What you are asked to do. Begin the copy with the line that contains "Write a Python" and end it with the line that contains "y_ticks = [0, 20, 40, 60, 80, 100, 120, 140, 160]". Print these lines exactly and omit all pictures.

Entries provided.
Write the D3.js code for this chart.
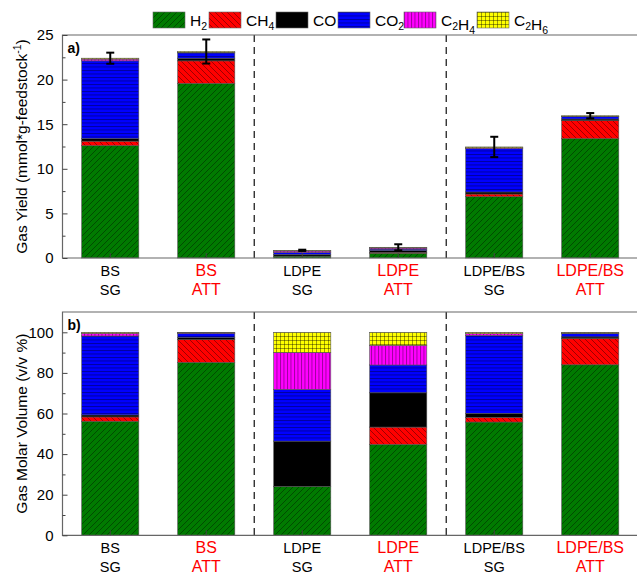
* * *
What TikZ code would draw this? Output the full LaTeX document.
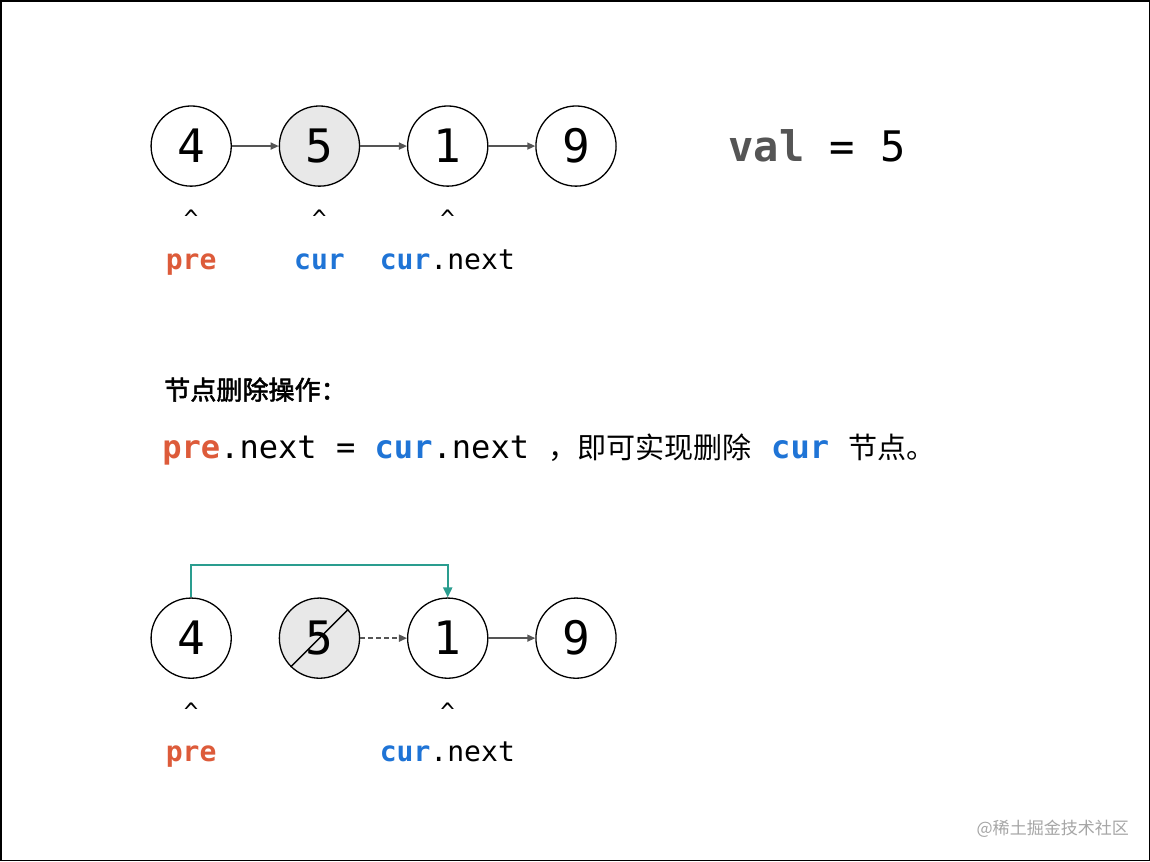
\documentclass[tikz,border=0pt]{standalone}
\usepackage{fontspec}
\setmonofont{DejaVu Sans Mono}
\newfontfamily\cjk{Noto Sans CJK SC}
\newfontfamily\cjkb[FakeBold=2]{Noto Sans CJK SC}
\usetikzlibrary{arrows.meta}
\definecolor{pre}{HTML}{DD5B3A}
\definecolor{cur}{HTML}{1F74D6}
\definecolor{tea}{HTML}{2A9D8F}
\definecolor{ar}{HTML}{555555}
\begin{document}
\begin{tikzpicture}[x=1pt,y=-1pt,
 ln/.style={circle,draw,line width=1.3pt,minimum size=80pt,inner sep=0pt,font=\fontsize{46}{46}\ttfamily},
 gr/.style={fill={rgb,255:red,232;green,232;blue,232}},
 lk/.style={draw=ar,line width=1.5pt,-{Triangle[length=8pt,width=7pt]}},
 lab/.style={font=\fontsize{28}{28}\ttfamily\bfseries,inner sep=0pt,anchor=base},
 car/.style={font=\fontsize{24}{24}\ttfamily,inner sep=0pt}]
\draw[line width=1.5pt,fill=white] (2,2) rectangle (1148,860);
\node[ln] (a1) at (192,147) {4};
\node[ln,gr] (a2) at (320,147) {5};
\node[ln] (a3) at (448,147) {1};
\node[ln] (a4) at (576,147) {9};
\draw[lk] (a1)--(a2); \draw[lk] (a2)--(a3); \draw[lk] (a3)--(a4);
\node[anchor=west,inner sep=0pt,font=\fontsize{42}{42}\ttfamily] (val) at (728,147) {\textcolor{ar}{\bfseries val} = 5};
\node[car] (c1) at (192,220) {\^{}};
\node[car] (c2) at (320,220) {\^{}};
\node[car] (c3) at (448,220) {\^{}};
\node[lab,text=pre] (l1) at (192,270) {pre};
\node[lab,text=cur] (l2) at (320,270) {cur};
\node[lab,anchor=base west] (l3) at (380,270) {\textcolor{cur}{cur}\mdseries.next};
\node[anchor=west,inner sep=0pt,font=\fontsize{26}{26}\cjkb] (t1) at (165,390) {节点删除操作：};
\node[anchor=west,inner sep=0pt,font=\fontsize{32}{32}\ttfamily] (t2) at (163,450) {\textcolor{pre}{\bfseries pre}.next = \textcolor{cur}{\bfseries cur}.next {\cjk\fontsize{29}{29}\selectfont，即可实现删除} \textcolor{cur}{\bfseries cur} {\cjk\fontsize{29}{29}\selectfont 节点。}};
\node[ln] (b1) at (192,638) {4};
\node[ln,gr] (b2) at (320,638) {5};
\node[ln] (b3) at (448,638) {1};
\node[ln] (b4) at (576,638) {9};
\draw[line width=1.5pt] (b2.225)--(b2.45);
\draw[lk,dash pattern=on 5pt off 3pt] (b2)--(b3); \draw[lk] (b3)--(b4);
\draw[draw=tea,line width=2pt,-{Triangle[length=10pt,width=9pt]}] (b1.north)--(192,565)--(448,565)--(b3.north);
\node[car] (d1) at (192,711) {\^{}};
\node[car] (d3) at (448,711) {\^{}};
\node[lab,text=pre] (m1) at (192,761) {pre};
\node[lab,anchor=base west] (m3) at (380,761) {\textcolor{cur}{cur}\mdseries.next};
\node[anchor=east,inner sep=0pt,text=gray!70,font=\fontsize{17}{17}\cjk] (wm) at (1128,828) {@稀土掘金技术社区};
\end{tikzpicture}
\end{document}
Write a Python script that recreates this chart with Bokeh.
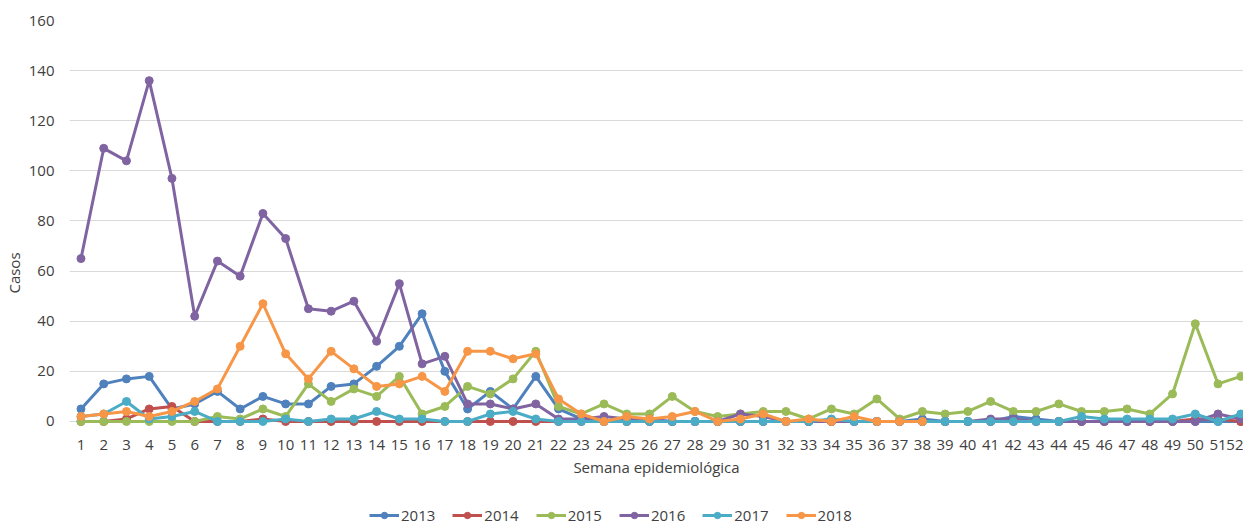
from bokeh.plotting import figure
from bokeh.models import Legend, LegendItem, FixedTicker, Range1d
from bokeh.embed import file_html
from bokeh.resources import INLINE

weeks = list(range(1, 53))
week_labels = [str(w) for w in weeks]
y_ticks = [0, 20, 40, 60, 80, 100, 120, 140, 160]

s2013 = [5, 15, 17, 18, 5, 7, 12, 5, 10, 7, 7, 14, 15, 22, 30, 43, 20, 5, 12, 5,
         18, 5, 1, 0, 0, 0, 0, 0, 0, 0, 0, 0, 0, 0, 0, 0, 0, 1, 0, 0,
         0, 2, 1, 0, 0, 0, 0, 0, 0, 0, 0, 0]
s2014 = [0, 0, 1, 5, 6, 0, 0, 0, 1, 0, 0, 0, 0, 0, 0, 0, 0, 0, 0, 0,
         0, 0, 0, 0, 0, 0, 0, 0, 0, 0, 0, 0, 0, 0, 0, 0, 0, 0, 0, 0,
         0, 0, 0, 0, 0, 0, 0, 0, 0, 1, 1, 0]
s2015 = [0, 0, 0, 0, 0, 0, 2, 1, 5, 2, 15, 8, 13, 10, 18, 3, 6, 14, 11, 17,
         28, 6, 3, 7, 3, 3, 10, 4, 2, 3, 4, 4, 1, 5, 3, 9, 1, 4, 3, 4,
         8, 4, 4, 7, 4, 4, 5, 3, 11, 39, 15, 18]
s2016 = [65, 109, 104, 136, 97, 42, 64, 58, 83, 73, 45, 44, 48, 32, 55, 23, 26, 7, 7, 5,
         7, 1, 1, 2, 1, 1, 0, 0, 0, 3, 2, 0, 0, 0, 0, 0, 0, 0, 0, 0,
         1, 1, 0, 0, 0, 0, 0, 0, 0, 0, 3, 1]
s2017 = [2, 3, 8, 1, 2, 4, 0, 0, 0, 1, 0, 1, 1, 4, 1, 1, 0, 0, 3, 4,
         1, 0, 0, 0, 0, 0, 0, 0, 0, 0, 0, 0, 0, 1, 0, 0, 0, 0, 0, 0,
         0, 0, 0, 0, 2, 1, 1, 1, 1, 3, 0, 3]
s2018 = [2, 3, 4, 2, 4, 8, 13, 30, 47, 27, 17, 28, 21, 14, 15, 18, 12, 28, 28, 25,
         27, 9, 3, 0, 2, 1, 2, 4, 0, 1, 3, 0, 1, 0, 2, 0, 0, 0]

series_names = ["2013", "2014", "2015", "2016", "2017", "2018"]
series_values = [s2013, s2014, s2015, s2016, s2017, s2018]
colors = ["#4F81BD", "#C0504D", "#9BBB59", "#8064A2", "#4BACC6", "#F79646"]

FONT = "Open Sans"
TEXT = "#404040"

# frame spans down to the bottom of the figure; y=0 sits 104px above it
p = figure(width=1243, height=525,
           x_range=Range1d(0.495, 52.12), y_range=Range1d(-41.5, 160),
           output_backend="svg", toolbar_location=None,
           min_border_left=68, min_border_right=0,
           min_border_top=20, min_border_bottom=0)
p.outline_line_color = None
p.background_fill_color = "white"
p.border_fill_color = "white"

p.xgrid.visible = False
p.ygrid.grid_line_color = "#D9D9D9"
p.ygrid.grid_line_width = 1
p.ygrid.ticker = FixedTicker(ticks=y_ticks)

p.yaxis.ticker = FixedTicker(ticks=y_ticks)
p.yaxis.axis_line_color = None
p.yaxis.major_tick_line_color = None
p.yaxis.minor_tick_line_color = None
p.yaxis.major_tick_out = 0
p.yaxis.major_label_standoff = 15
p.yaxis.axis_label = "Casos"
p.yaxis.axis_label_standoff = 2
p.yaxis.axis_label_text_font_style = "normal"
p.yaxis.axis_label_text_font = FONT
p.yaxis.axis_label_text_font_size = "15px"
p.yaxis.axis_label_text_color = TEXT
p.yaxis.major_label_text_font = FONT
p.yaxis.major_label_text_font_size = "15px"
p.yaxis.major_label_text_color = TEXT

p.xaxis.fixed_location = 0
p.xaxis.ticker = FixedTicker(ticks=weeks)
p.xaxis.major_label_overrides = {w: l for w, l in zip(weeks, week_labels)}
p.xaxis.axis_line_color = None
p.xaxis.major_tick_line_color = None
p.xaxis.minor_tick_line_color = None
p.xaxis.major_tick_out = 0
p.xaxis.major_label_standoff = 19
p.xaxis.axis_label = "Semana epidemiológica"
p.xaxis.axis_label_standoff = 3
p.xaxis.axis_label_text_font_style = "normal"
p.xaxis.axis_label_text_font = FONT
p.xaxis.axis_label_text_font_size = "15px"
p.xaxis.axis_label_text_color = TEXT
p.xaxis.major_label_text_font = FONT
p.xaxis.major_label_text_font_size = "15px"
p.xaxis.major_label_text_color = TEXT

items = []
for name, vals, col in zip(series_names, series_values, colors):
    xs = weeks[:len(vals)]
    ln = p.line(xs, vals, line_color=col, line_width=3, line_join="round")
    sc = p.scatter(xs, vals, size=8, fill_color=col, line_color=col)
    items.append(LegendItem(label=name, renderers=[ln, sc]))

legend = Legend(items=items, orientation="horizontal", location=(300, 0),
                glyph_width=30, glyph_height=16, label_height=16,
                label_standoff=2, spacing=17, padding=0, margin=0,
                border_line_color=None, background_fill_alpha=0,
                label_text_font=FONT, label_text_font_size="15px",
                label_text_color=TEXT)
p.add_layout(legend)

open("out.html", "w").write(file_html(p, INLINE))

Reply.
Write a Python script that recreates this chart with Bokeh.
from bokeh.plotting import figure
from bokeh.models import Legend, LegendItem, FixedTicker, Range1d
from bokeh.embed import file_html
from bokeh.resources import INLINE

weeks = list(range(1, 53))
week_labels = [str(w) for w in weeks]
y_ticks = [0, 20, 40, 60, 80, 100, 120, 140, 160]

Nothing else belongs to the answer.